Although The Beast in the books was pants-shittingly terrifying, and the show gave him a horrifying introduction: stepping into a frozen classroom, face full of moths, and ripping out Dean Fogg’s eyeballs, now Martin Chatwin is like an effete evil guidance counselor to Julia. Sillier, seemingly trustworthier, and more musically inclined. Despite Julia’s reluctance, Chatwin takes out her shade to show her how much better life is without feelings. “What did we learn about trusting strangers, Julia?!?” I shouted at the screen. Why is she trusting this objective villain? And yet… when she tells him to put it back, he does. Hm. (In the books, am I wrong, or did Reynard take Julia’s shade?)Martin tells Julia that there’s no glory in martyring yourself to pain, which all things considered, is pretty sound. He used to be used to be fucking brutal and now he’s just… polite advice? I guess we’ll see.
After another improbably easy reconnaissance in the Fillorian forests, the gang is all back together and crossing a rainbow bridge to claim their crowns as the kings and queens of Fillory (set to, I might add, a banging soundtrack).
But, like any ancient relics of any importance, they’re guarded by an ancient knight. The gang will have to answer trivia to prove their children of Earth. “Only the true high king will hold the answers in his heart.”
First question? “What popular American television program stars actor Tim Daly.”

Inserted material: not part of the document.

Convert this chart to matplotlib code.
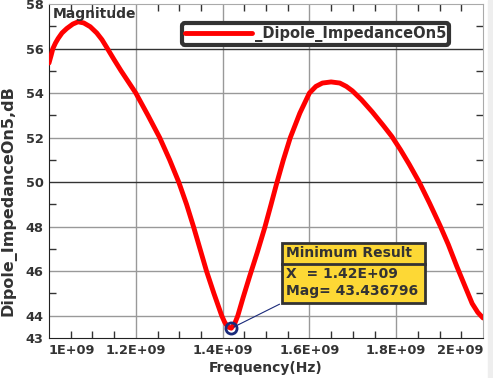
import numpy as np
import matplotlib
matplotlib.use('Agg')
import matplotlib.pyplot as plt
from matplotlib.patches import Rectangle

plt.rcParams['font.family'] = ['DejaVu Sans']
plt.rcParams['font.weight'] = 'bold'
plt.rcParams['axes.labelweight'] = 'bold'

# frequency (GHz) and magnitude (dB)
freq_ghz = [1.000, 1.005, 1.009, 1.015, 1.021, 1.030, 1.041, 1.055, 1.067, 1.080,
            1.095, 1.110, 1.122, 1.133, 1.150, 1.166, 1.183, 1.200, 1.228, 1.255,
            1.278, 1.299, 1.317, 1.333, 1.348, 1.363, 1.380, 1.398, 1.405, 1.412,
            1.420, 1.428, 1.435, 1.447, 1.462, 1.480, 1.497, 1.511, 1.524, 1.540,
            1.556, 1.578, 1.600, 1.615, 1.630, 1.650, 1.670, 1.685, 1.699, 1.720,
            1.745, 1.770, 1.790, 1.810, 1.830, 1.853, 1.877, 1.901, 1.920, 1.940,
            1.958, 1.975, 1.988, 2.000]
mag_db = [55.35, 55.70, 56.00, 56.25, 56.45, 56.70, 56.90, 57.10, 57.20, 57.15,
          56.98, 56.70, 56.40, 56.05, 55.50, 55.00, 54.50, 54.00, 53.00, 52.00,
          51.00, 50.00, 49.00, 48.00, 47.00, 46.00, 45.00, 44.00, 43.70, 43.50,
          43.44, 43.65, 44.00, 44.80, 45.75, 46.85, 47.95, 48.95, 49.90, 51.00,
          52.00, 53.10, 54.00, 54.30, 54.45, 54.50, 54.45, 54.30, 54.10, 53.70,
          53.15, 52.55, 52.05, 51.45, 50.80, 50.00, 49.05, 48.05, 47.20, 46.20,
          45.35, 44.55, 44.15, 43.90]
min_x = 1.42e9
min_mag = 43.436796

xticks = [1.0e9, 1.2e9, 1.4e9, 1.6e9, 1.8e9, 2.0e9]
xticklabels = ['1E+09', '1.2E+09', '1.4E+09', '1.6E+09', '1.8E+09', '2E+09']
yticks = [43, 44, 46, 48, 50, 52, 54, 56, 58]
series_name = '_Dipole_ImpedanceOn5'

txt = '#333333'
fig = plt.figure(figsize=(4.93, 3.78), dpi=100)
fig.patches.append(Rectangle((488 / 493, 0), 5 / 493, 1, transform=fig.transFigure,
                             color='#eeeeee', zorder=0))
ax = fig.add_axes([49 / 493, 40 / 378, 434 / 493, 334 / 378])

freq = np.array(freq_ghz) * 1e9
line, = ax.plot(freq, mag_db, color='red', lw=3.5, solid_capstyle='round',
                solid_joinstyle='round', zorder=3)

ax.set_xlim(1.0e9, 2.0e9)
ax.set_ylim(43, 58)

# grid
for v in [1.2e9, 1.4e9, 1.6e9, 1.8e9]:
    ax.axvline(v, color='#999999', lw=1, zorder=1)
for v in [44, 46, 48, 50, 52, 54, 56]:
    ax.axhline(v, color='#333333' if v in (50, 56) else '#999999', lw=1, zorder=1)

ax.set_xticks(xticks)
ax.set_xticklabels(xticklabels)
ax.set_xticks(np.arange(1.0e9, 2.0e9 + 1, 0.05e9), minor=True)
ax.set_yticks(yticks)
ax.set_yticks(np.arange(45, 58, 2), minor=True)
ax.tick_params(which='both', direction='in', top=True, right=True, colors='#333333',
               labelsize=9.3, labelcolor=txt)
ax.tick_params(which='major', length=0, pad=4)
ax.tick_params(which='minor', length=5, width=1)
labs = ax.get_xticklabels()
labs[0].set_ha('left')
labs[-1].set_ha('right')
for s in ['top', 'right']:
    ax.spines[s].set_color('#aaaaaa')
for s in ['left', 'bottom']:
    ax.spines[s].set_color('#222222')

ax.set_xlabel('Frequency(Hz)', fontsize=10, color=txt, labelpad=3)
ax.set_ylabel('Dipole_ImpedanceOn5,dB', fontsize=11.5, color=txt)
ax.yaxis.set_label_coords(-0.075, 0.41)

ax.text(0.008, 0.99, 'Magnitude', transform=ax.transAxes, fontsize=10, color=txt,
        va='top', ha='left')

leg = ax.legend([line], [series_name], loc='upper left', bbox_to_anchor=(0.29, 0.965),
                fontsize=10.5, handlelength=4.6, handletextpad=0.2, borderpad=0.2,
                fancybox=True, framealpha=1, labelcolor=txt)
leg.get_frame().set_edgecolor('#333333')
leg.get_frame().set_linewidth(3)
leg.legend_handles[0].set_linewidth(3.5)

# minimum marker + annotation box
ax.plot([min_x], [min_mag], 'o', ms=8, mfc='none', mec='#1a2a7a', mew=2, zorder=5)
bx0, bx1, by0, by1, bmid = 0.537, 0.866, 0.105, 0.284, 0.223
ax.add_patch(Rectangle((bx0, by0), bx1 - bx0, by1 - by0, transform=ax.transAxes,
                       facecolor='#fdd835', edgecolor='#333333', lw=2, zorder=6))
ax.plot([bx0, bx1], [bmid, bmid], transform=ax.transAxes, color='#333333', lw=2, zorder=7)
ax.annotate('', xy=(min_x, min_mag), xytext=(bx0, by0), textcoords='axes fraction',
            arrowprops=dict(arrowstyle='-', color='#1a2a7a', lw=0.8), zorder=4)
ax.text(0.545, (by1 + bmid) / 2, 'Minimum Result', transform=ax.transAxes, fontsize=10,
        color=txt, va='center', ha='left', zorder=8)
ax.text(0.545, bmid - 0.03, 'X  = %.2E' % min_x, transform=ax.transAxes, fontsize=10,
        color=txt, va='center', ha='left', zorder=8)
ax.text(0.545, by0 + 0.035, 'Mag= %.6f' % min_mag, transform=ax.transAxes, fontsize=10,
        color=txt, va='center', ha='left', zorder=8)

fig.savefig('out.png', dpi=100)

“He—he was on a lot of TV shows,” Alice deadpans.
The next question: “This hit single is performed by offspring of famous entertainers.”

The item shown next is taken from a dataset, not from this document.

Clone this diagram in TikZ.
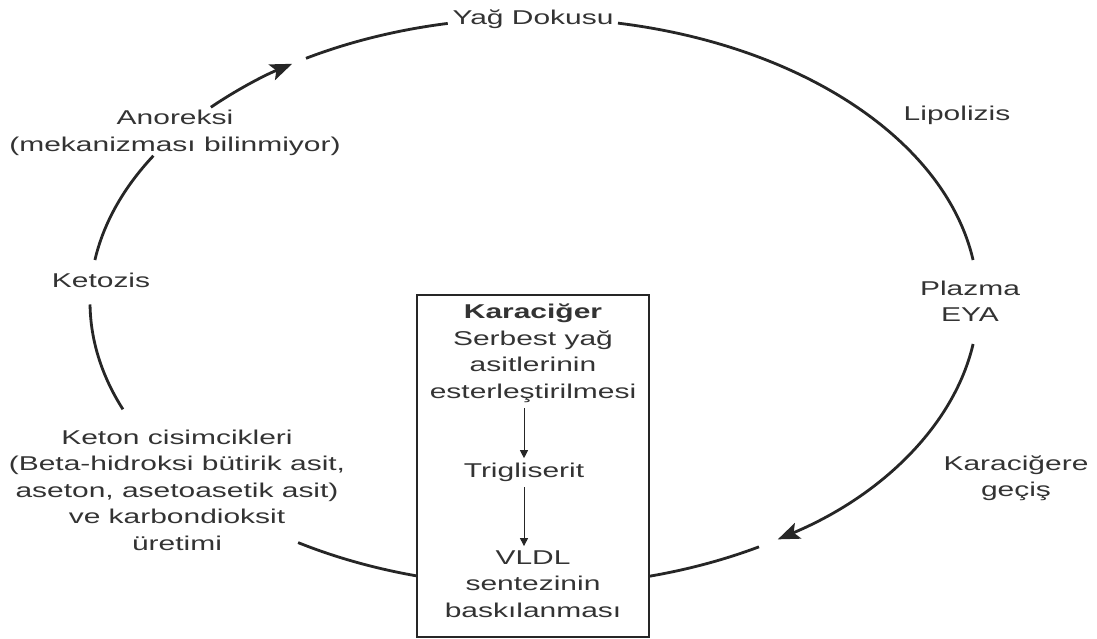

“Dude, that is crazy vague,” Queen Margo says (she is always a queen.)
Once the hint is given (“Beach Boys”), Alice and Margo get it right away: “’Hold On,’ by Wilson Phillips.”
But the best moment in the entire glorious scene takes place when Eliot volunteers his knowledge of Patrick Swayze. (“You know of Swayze?” the old knight says in disbelief.)

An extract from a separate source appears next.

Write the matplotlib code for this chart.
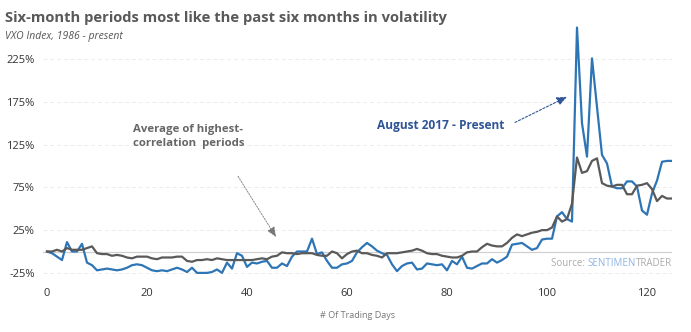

Eliot takes off his jacket, performs a perfect Dirty Dancing monologue in a totally solid Swayze voice, and it’s official: the high king of Fillory has proven himself.
Once they’re crowned, Quentin talks Alice into showing off her power by conjuring a tree, and they make out even though Alice promises they’re not back together. Enjoy your borrowed time, kiddos.
Eliot begins running a kingdom alongside his Fillorian wife that he married in the last season, and, because he’s high king, he can’t go back with his friends to Brakebills to find the books on battle magic that had already been taken from the armory.
Time is messed up and non-linear between Earth and Fillory—Eliot is (justifiably) nervous that his friends are leaving him to go back to Earth and even though only days might pass for them, it could be hundreds of years on Fillory and he’ll die alone, waiting for his friends to come back. It’s a sweet, heartbreaking moment, but I couldn’t help but wonder why they can’t just leave Margo with him. Let’s just have a whole show of Eliot and Margo running Fillory.
“Elliot is struggling to reconcile letting go everything he built for himself, and very much would like to go back in time and stay in his safe Brakebills bubble forever,” Appleman told me. “So it’s a journey of wanting to retreat into the past, and through that, finding your adult responsibilities.”
It’s glib and lazy to compare every vaguely dystopian universe or fantasy villain to our current president, but there is a thread of something similar to what America has been experiencing in this very funny fantasy show: they’re in a universe that is not as safe as they thought it would be. The universe is not prescribed with a neat narrative. The institutions—of Fillory, of Brakebills, of magic itself—are far flimsier than one might have hoped or expected and our heroes are left with the terrifying and profound realization that no one is coming to save them. If we don’t handle this, it won’t be handled.